IAM   02674
INSTITUTO ARGENTINO DE MATEMATICA ALBERTO CALDERON
Unidad Ejecutora - UE
artículos
Título:
Galois cohomology and forms of algebras over Laurent polynomial rings
Autor/es:
P. GILLE AND A. PIANZOLA
Revista:
MATHEMATISCHE ANNALEN
Referencias:
Año: 2007 vol. 338 p. 497 - 497
ISSN:
0025-5831
Resumen:
The main thrust of this work is the study of two seemingly unrelated questions: Non-abelian Galois cohomology of Laurent polynomial rings on the one hand, while on the other,  a class of infinite dimensional Lie algebras which, as rough approximations, can be thought off as higher nullity analogues of the affine Kac-Moody Lie algebras.
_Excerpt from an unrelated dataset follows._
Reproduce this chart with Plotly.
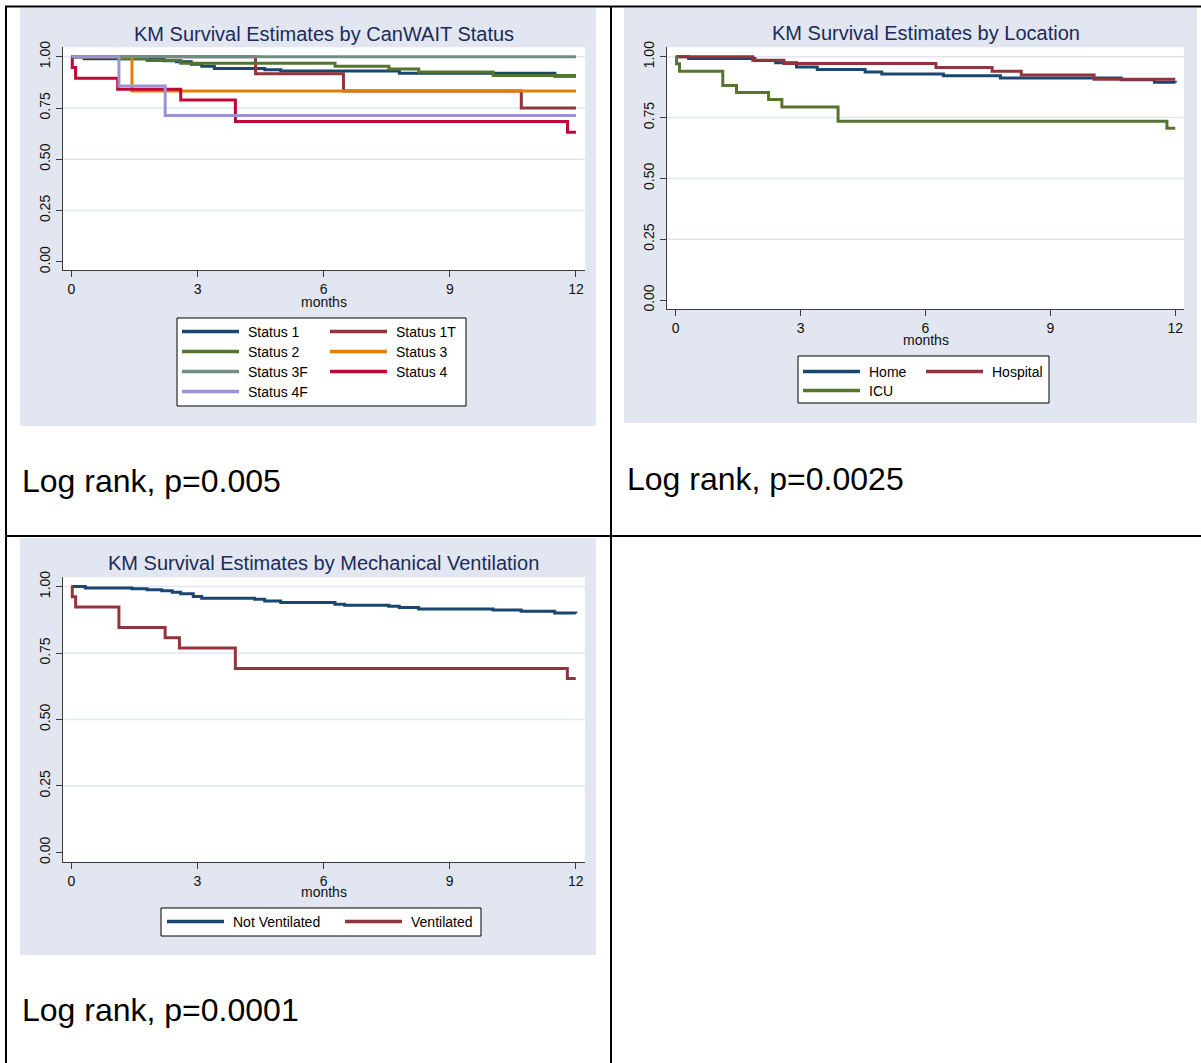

Though the algebras in question are in general infinite dimensional over the given base field (say the complex numbers), they can be thought as being finite  provided that the base field is now replaced by  the centroid of the algebras, (which turns out to be a Laurent polynomial ring). This leads us to the theory of reductive group schemes as developed by M. Demazure and A. Grothendieck. Once this point of view is taken, Algebraic Principal Homogeneous Spaces (torsors) and their accompanying non-abelian \'etale cohomology, arise naturally.